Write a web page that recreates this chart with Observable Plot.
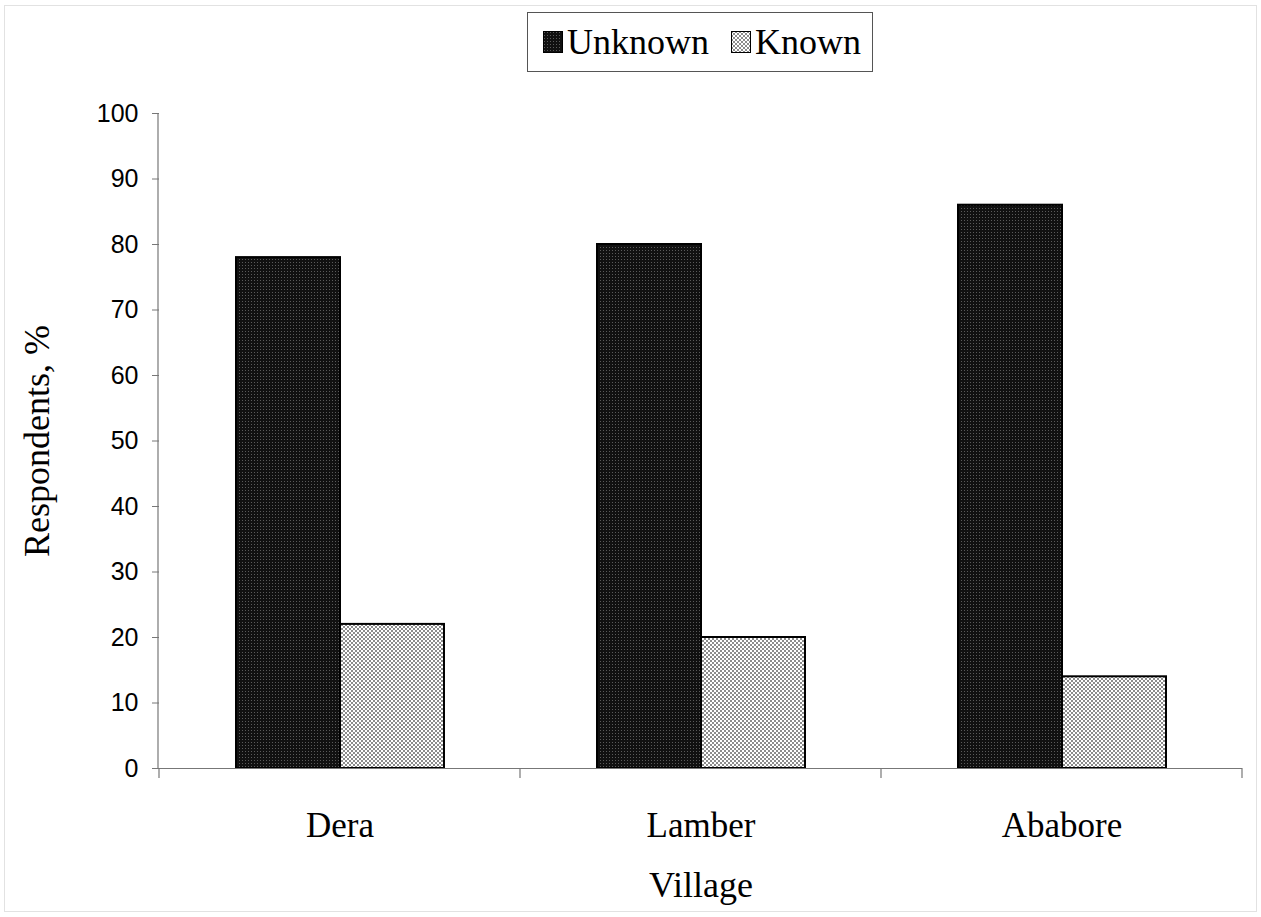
<!DOCTYPE html>
<html>
<head>
<meta charset="utf-8">
<script src="https://cdn.jsdelivr.net/npm/d3@7"></script>
<script src="https://cdn.jsdelivr.net/npm/@observablehq/plot@0.6"></script>
<style>
  html, body { margin: 0; padding: 0; background: #fff; }
  #wrap { position: relative; width: 1261px; height: 917px; overflow: hidden; }
  #border { position: absolute; left: 4px; top: 5px; width: 1253px; height: 907px; border: 1px solid #e2e2e2; box-sizing: border-box; }
  #legend { position: absolute; left: 527px; top: 12px; width: 346px; height: 60px; border: 1.5px solid #555; box-sizing: border-box;
            font-family: "Liberation Serif", "DejaVu Serif", serif; font-size: 36px; display: flex; align-items: center; padding-left: 15px; background: #fff; }
  .item { display: flex; align-items: center; margin-right: 22px; }
  .item svg { margin-right: 4px; }
  #chart { position: absolute; left: 0; top: 0; }
</style>
</head>
<body>
<div id="wrap">
  <div id="border"></div>
  <div id="chart"></div>
  <div id="legend"></div>
</div>
<script>
const villages = ["Dera", "Lamber", "Ababore"];
const seriesNames = ["Unknown", "Known"];
const unknownValues = [78, 80, 86];
const knownValues = [22, 20, 14];
const yTicks = [0, 10, 20, 30, 40, 50, 60, 70, 80, 90, 100];
const patternIds = ["patUnknown", "patKnown"];

const data = villages.flatMap((v, i) => [
  {village: v, type: seriesNames[0], value: unknownValues[i]},
  {village: v, type: seriesNames[1], value: knownValues[i]}
]);

const plot = Plot.plot({
  width: 1261,
  height: 917,
  marginTop: 113,
  marginBottom: 149,
  marginLeft: 158,
  marginRight: 19,
  style: {background: "transparent", color: "#000"},
  fx: {domain: villages, padding: 0},
  x: {domain: seriesNames, paddingInner: 0, paddingOuter: 0.735, axis: null},
  y: {domain: [0, 100], axis: null},
  color: {domain: seriesNames, range: patternIds.map(id => `url(#${id})`)},
  marks: [
    Plot.barY(data, {fx: "village", x: "type", y: "value", fill: "type", stroke: "#000", strokeWidth: 2}),
    Plot.ruleY([0], {stroke: "#777", strokeWidth: 1.2}),
    Plot.axisY({ticks: yTicks, tickSize: 7, tickPadding: 14, fontSize: 25, fontFamily: "Liberation Sans, Arial, sans-serif",
                stroke: "#777", label: "Respondents, %", labelAnchor: "center", labelOffset: 136, labelArrow: "none"}),
    Plot.axisFx({anchor: "bottom", tickSize: 0, tickPadding: 44, fontSize: 35, fontFamily: "Liberation Serif, DejaVu Serif, serif",
                 label: "Village", labelAnchor: "center", labelOffset: 128, labelArrow: "none"})
  ]
});

const svg = d3.select(plot);
const defs = svg.insert("defs", ":first-child");
// Unknown: black with fine gray dots
const p1 = defs.append("pattern").attr("id", patternIds[0]).attr("patternUnits", "userSpaceOnUse").attr("width", 3).attr("height", 3);
p1.append("rect").attr("width", 3).attr("height", 3).attr("fill", "#111");
p1.append("rect").attr("x", 1).attr("y", 1).attr("width", 1).attr("height", 1).attr("fill", "#5a5a5a");
// Known: fine gray checkerboard
const p2 = defs.append("pattern").attr("id", patternIds[1]).attr("patternUnits", "userSpaceOnUse").attr("width", 4).attr("height", 4);
p2.append("rect").attr("width", 4).attr("height", 4).attr("fill", "#fff");
p2.append("rect").attr("x", 0).attr("y", 0).attr("width", 2).attr("height", 2).attr("fill", "#8c8c8c");
p2.append("rect").attr("x", 2).attr("y", 2).attr("width", 2).attr("height", 2).attr("fill", "#8c8c8c");

// axis lines and category boundary ticks from the plot's own scales
const fx = plot.scale("fx");
const y = plot.scale("y");
const x0 = fx.range[0];
const g = svg.append("g").attr("stroke", "#777").attr("stroke-width", 1.2);
g.append("line").attr("x1", x0).attr("x2", x0).attr("y1", y.apply(0)).attr("y2", y.apply(100));
const bounds = villages.map(v => fx.apply(v)).concat([fx.apply(villages[villages.length - 1]) + fx.bandwidth]);
bounds.forEach(b => g.append("line").attr("x1", b).attr("x2", b).attr("y1", y.apply(0)).attr("y2", y.apply(0) + 10));

svg.selectAll("text").filter(function() { return this.textContent === "Respondents, %" || this.textContent === "Village"; })
  .attr("font-family", "Liberation Serif, DejaVu Serif, serif").attr("font-size", 36);

document.getElementById("chart").appendChild(plot);

// legend
const legend = d3.select("#legend");
seriesNames.forEach((name, i) => {
  const item = legend.append("div").attr("class", "item");
  const s = item.append("svg").attr("width", 20).attr("height", 22);
  s.append("rect").attr("x", 0.5).attr("y", 0.5).attr("width", 19).attr("height", 21)
    .attr("fill", `url(#${patternIds[i]})`).attr("stroke", "#000").attr("stroke-width", 1);
  item.append("span").text(name);
});
</script>
</body>
</html>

★ ★ ★ ★

Copy the material exactly. Do not include the pictures.

Write a web page that recreates this chart with Observable Plot.
<!DOCTYPE html>
<html>
<head>
<meta charset="utf-8">
<script src="https://cdn.jsdelivr.net/npm/d3@7"></script>
<script src="https://cdn.jsdelivr.net/npm/@observablehq/plot@0.6"></script>
<style>
  html, body { margin: 0; padding: 0; background: #fff; }
  #wrap { position: relative; width: 1261px; height: 917px; overflow: hidden; }
  #border { position: absolute; left: 4px; top: 5px; width: 1253px; height: 907px; border: 1px solid #e2e2e2; box-sizing: border-box; }
  #legend { position: absolute; left: 527px; top: 12px; width: 346px; height: 60px; border: 1.5px solid #555; box-sizing: border-box;
            font-family: "Liberation Serif", "DejaVu Serif", serif; font-size: 36px; display: flex; align-items: center; padding-left: 15px; background: #fff; }
  .item { display: flex; align-items: center; margin-right: 22px; }
  .item svg { margin-right: 4px; }
  #chart { position: absolute; left: 0; top: 0; }
</style>
</head>
<body>
<div id="wrap">
  <div id="border"></div>
  <div id="chart"></div>
  <div id="legend"></div>
</div>
<script>
const villages = ["Dera", "Lamber", "Ababore"];
const seriesNames = ["Unknown", "Known"];
const unknownValues = [78, 80, 86];
const knownValues = [22, 20, 14];
const yTicks = [0, 10, 20, 30, 40, 50, 60, 70, 80, 90, 100];
const patternIds = ["patUnknown", "patKnown"];

const data = villages.flatMap((v, i) => [
  {village: v, type: seriesNames[0], value: unknownValues[i]},
  {village: v, type: seriesNames[1], value: knownValues[i]}
]);

const plot = Plot.plot({
  width: 1261,
  height: 917,
  marginTop: 113,
  marginBottom: 149,
  marginLeft: 158,
  marginRight: 19,
  style: {background: "transparent", color: "#000"},
  fx: {domain: villages, padding: 0},
  x: {domain: seriesNames, paddingInner: 0, paddingOuter: 0.735, axis: null},
  y: {domain: [0, 100], axis: null},
  color: {domain: seriesNames, range: patternIds.map(id => `url(#${id})`)},
  marks: [
    Plot.barY(data, {fx: "village", x: "type", y: "value", fill: "type", stroke: "#000", strokeWidth: 2}),
    Plot.ruleY([0], {stroke: "#777", strokeWidth: 1.2}),
    Plot.axisY({ticks: yTicks, tickSize: 7, tickPadding: 14, fontSize: 25, fontFamily: "Liberation Sans, Arial, sans-serif",
                stroke: "#777", label: "Respondents, %", labelAnchor: "center", labelOffset: 136, labelArrow: "none"}),
    Plot.axisFx({anchor: "bottom", tickSize: 0, tickPadding: 44, fontSize: 35, fontFamily: "Liberation Serif, DejaVu Serif, serif",
                 label: "Village", labelAnchor: "center", labelOffset: 128, labelArrow: "none"})
  ]
});

const svg = d3.select(plot);
const defs = svg.insert("defs", ":first-child");
// Unknown: black with fine gray dots
const p1 = defs.append("pattern").attr("id", patternIds[0]).attr("patternUnits", "userSpaceOnUse").attr("width", 3).attr("height", 3);
p1.append("rect").attr("width", 3).attr("height", 3).attr("fill", "#111");
p1.append("rect").attr("x", 1).attr("y", 1).attr("width", 1).attr("height", 1).attr("fill", "#5a5a5a");
// Known: fine gray checkerboard
const p2 = defs.append("pattern").attr("id", patternIds[1]).attr("patternUnits", "userSpaceOnUse").attr("width", 4).attr("height", 4);
p2.append("rect").attr("width", 4).attr("height", 4).attr("fill", "#fff");
p2.append("rect").attr("x", 0).attr("y", 0).attr("width", 2).attr("height", 2).attr("fill", "#8c8c8c");
p2.append("rect").attr("x", 2).attr("y", 2).attr("width", 2).attr("height", 2).attr("fill", "#8c8c8c");

// axis lines and category boundary ticks from the plot's own scales
const fx = plot.scale("fx");
const y = plot.scale("y");
const x0 = fx.range[0];
const g = svg.append("g").attr("stroke", "#777").attr("stroke-width", 1.2);
g.append("line").attr("x1", x0).attr("x2", x0).attr("y1", y.apply(0)).attr("y2", y.apply(100));
const bounds = villages.map(v => fx.apply(v)).concat([fx.apply(villages[villages.length - 1]) + fx.bandwidth]);
bounds.forEach(b => g.append("line").attr("x1", b).attr("x2", b).attr("y1", y.apply(0)).attr("y2", y.apply(0) + 10));

svg.selectAll("text").filter(function() { return this.textContent === "Respondents, %" || this.textContent === "Village"; })
  .attr("font-family", "Liberation Serif, DejaVu Serif, serif").attr("font-size", 36);

document.getElementById("chart").appendChild(plot);

// legend
const legend = d3.select("#legend");
seriesNames.forEach((name, i) => {
  const item = legend.append("div").attr("class", "item");
  const s = item.append("svg").attr("width", 20).attr("height", 22);
  s.append("rect").attr("x", 0.5).attr("y", 0.5).attr("width", 19).attr("height", 21)
    .attr("fill", `url(#${patternIds[i]})`).attr("stroke", "#000").attr("stroke-width", 1);
  item.append("span").text(name);
});
</script>
</body>
</html>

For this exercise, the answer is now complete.